Intervention de Éliane Assassi

Réunion du 17 février 2010 à 21h30
Récidive criminelle — Article 5 bis

Photo de Éliane AssassiÉliane Assassi :

L’article 5 bis tend à créer un répertoire des données à caractère personnel collectées dans le cadre des procédures judiciaires.

Si le principe d’une telle base de données n’est pas choquant, cet article 5 bis pose tout de même des problèmes relativement sérieux.

D’abord, il faut être clair : c’est un énième fichier qui est créé !

Ce fichier porte sur des données sensibles – notamment de santé –, données à caractère personnel collectées à toutes les phases de procédures judiciaires antérieures, de l’enquête à l’exécution de la peine. Pourtant, l’avis de la CNIL n’a pas été sollicité.

Seraient inscrites dans ce fichier les personnes condamnées, mais aussi les personnes poursuivies, autrement dit présumées innocentes. S’il est compréhensible que des données recueillies dans une affaire en cours, sur une personne non encore condamnée, puissent faire l’objet d’une consultation par les magistrats et experts, l’inscription au fichier ne saurait être possible avant la condamnation.

Ce fichier a pour finalité une connaissance de la personnalité et de l’évaluation de la dangerosité de ces personnes, poursuivies ou condamnées pour une infraction pour laquelle elles peuvent encourir – je dis bien simplement encourir – un suivi socio-judiciaire. Vous avouerez, mes chers collègues, que ce champ est bien large...

Il en va de même du contenu du fichier ! Celui-ci comprend toutes les pièces des examens et évaluations psychiatriques, médico-psychologiques, psychologiques et pluridisciplinaires. Pourquoi ne pas se contenter de leur liste et de leurs conclusions ? Je note d’ailleurs que la commission des affaires sociales a instauré une limite à cette longue liste.

S’agissant des modalités, l’article 5 bis tend à renvoyer à un décret en Conseil d’État. Rien n’est dit de la durée de conservation. Quant à la « promesse » d’effacement en cas de classement sans suite, de décision de non-lieu, de relaxe ou d’acquittement, on voit ce qu’il en est du casier judiciaire ou du système de traitement des infractions constatées, le fameux STIC.

Il est totalement illusoire de penser que les moyens actuels de la justice permettront de faire fonctionner ce nouveau fichier dans de bonnes conditions.

Le Comité des droits de l’homme des Nations unies, examinant la situation de la France en matière d’application du Pacte international relatif aux droits civils et politiques, soulignait dans son rapport de juillet 2008 que la France devait veiller à ce que « la collecte et la conservation de données personnelles dans les ordinateurs, dans des banques de données et selon d’autres procédés, que ce soit par les autorités publiques, des particuliers ou des organismes privés, soient régies par la loi ». Nous en sommes loin !
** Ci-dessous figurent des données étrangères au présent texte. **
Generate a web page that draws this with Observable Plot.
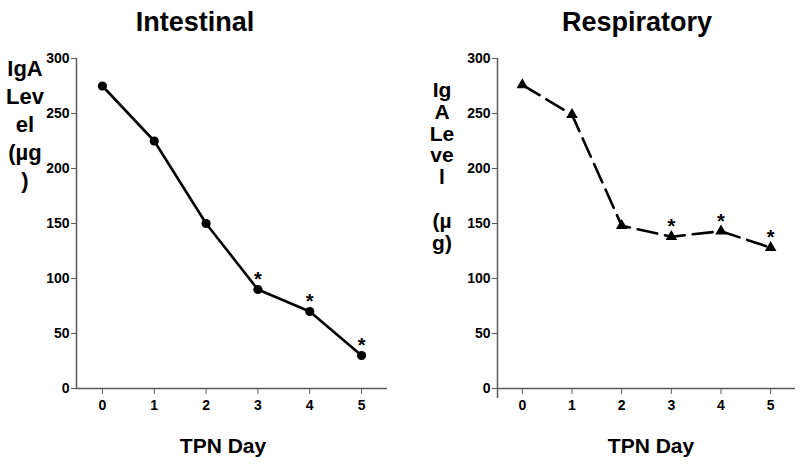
<!DOCTYPE html>
<html>
<head>
<meta charset="utf-8">
<script src="https://cdn.jsdelivr.net/npm/d3@7"></script>
<script src="https://cdn.jsdelivr.net/npm/@observablehq/plot@0.6"></script>
<style>
  body { margin: 0; background: #fff; }
  #wrap { position: relative; width: 800px; height: 464px; overflow: hidden; background: #fff;
          font-family: "Liberation Sans", Arial, sans-serif; font-weight: bold; color: #000; }
  .panel { position: absolute; top: 0; }
  .lbl { position: absolute; white-space: nowrap; transform: translateX(-50%); text-align: center; }
  .title { font-size: 27px; line-height: 27px; top: 9px; }
  .xlab { font-size: 21px; line-height: 21px; top: 435px; }
  .ylabL { font-size: 22px; line-height: 28px; top: 55px; }
  .ylabR { font-size: 21px; line-height: 21.8px; top: 79px; }
</style>
</head>
<body>
<div id="wrap"></div>
<script>
// ---- data ----
const days = [0, 1, 2, 3, 4, 5];
const intestinal = [275, 225, 150, 90, 70, 30];
const respiratory = [276, 249, 148, 138, 143, 128];
const sigDays = [3, 4, 5];
const yTicks = [0, 50, 100, 150, 200, 250, 300];
const panelTitles = ["Intestinal", "Respiratory"];
const xLabel = "TPN Day";
const yLabelLeft = ["IgA", "Lev", "el", "(\u00B5g", ")"];
const yLabelRight = ["Ig", "A", "Le", "ve", "l", "", "(\u00B5", "g)"];

const wrap = document.getElementById("wrap");
const axisColor = "#5a5a5a";
const font = '"Liberation Sans", Arial, sans-serif';

function panel(values, opts) {
  const data = days.map((d, i) => ({day: d, v: values[i]}));
  const sig = data.filter(d => sigDays.includes(d.day));
  const svg = Plot.plot({
    width: 400,
    height: 464,
    marginLeft: opts.marginLeft,
    marginRight: opts.marginRight,
    marginTop: 58,
    marginBottom: 76,
    x: {domain: [-0.5, 5.5]},
    y: {domain: [0, 300]},
    style: {fontFamily: font, fontSize: "14px", fontWeight: "bold", background: "transparent",
            overflow: "visible", color: "#000"},
    marks: [
      Plot.axisY({ticks: yTicks, tickSize: 5, tickPadding: 2, stroke: axisColor, fill: "#000",
                  fontSize: 14, label: null}),
      Plot.axisX({ticks: days, tickSize: 6, tickPadding: 6, stroke: axisColor, fill: "#000",
                  fontSize: 14, label: null, tickFormat: d => String(d)}),
      Plot.ruleX([-0.5], {y1: opts.yAxisBottom, y2: 300, stroke: axisColor, strokeWidth: 1.5}),
      Plot.ruleY([0], {x1: -0.5, x2: 5.5, stroke: axisColor, strokeWidth: 1.5}),
      Plot.line(data, {x: "day", y: "v", stroke: "#000", strokeWidth: 2.6,
                       strokeDasharray: opts.dash, curve: "linear"}),
      Plot.dot(data, {x: "day", y: "v", symbol: opts.symbol, r: opts.r, fill: "#000", stroke: "none"}),
      Plot.text(sig, {x: "day", y: "v", text: () => "*", dy: -10, fontSize: 20, fill: "#000"})
    ]
  });
  svg.classList.add("panel");
  svg.style.left = opts.left + "px";
  wrap.appendChild(svg);
}

panel(intestinal, {left: 0, marginLeft: 76, marginRight: 13, symbol: "circle", r: 4.6, dash: null, yAxisBottom: 0});
panel(respiratory, {left: 400, marginLeft: 97, marginRight: 5, symbol: "triangle", r: 4.3, dash: "20,8", yAxisBottom: -9});

function label(text, cls, x) {
  const d = document.createElement("div");
  d.className = "lbl " + cls;
  d.style.left = x + "px";
  d.innerHTML = text;
  wrap.appendChild(d);
}
label(panelTitles[0], "title", 195);
label(panelTitles[1], "title", 637);
label(xLabel, "xlab", 223);
label(xLabel, "xlab", 651);
label(yLabelLeft.map(s => s || "&nbsp;").join("<br>"), "ylabL", 25);
label(yLabelRight.map(s => s || "&nbsp;").join("<br>"), "ylabR", 442);
</script>
</body>
</html>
Par ailleurs, quel droit d’accès pour les personnes concernées ? La commission des lois a réservé l’accès à ce fichier à l’autorité judiciaire. C’est bien le moins !

Enfin, une question : quel est le véritable intérêt de ce répertoire, sachant qu’une expertise se fait à un moment précis, que la situation de la personne concernée peut avoir évolué et nécessite en tout état de cause de nouvelles évaluations, sachant aussi combien la notion de dangerosité est peu fiable ?

Nous proposons donc, pour l’heure, la suppression de l’article 5 bis.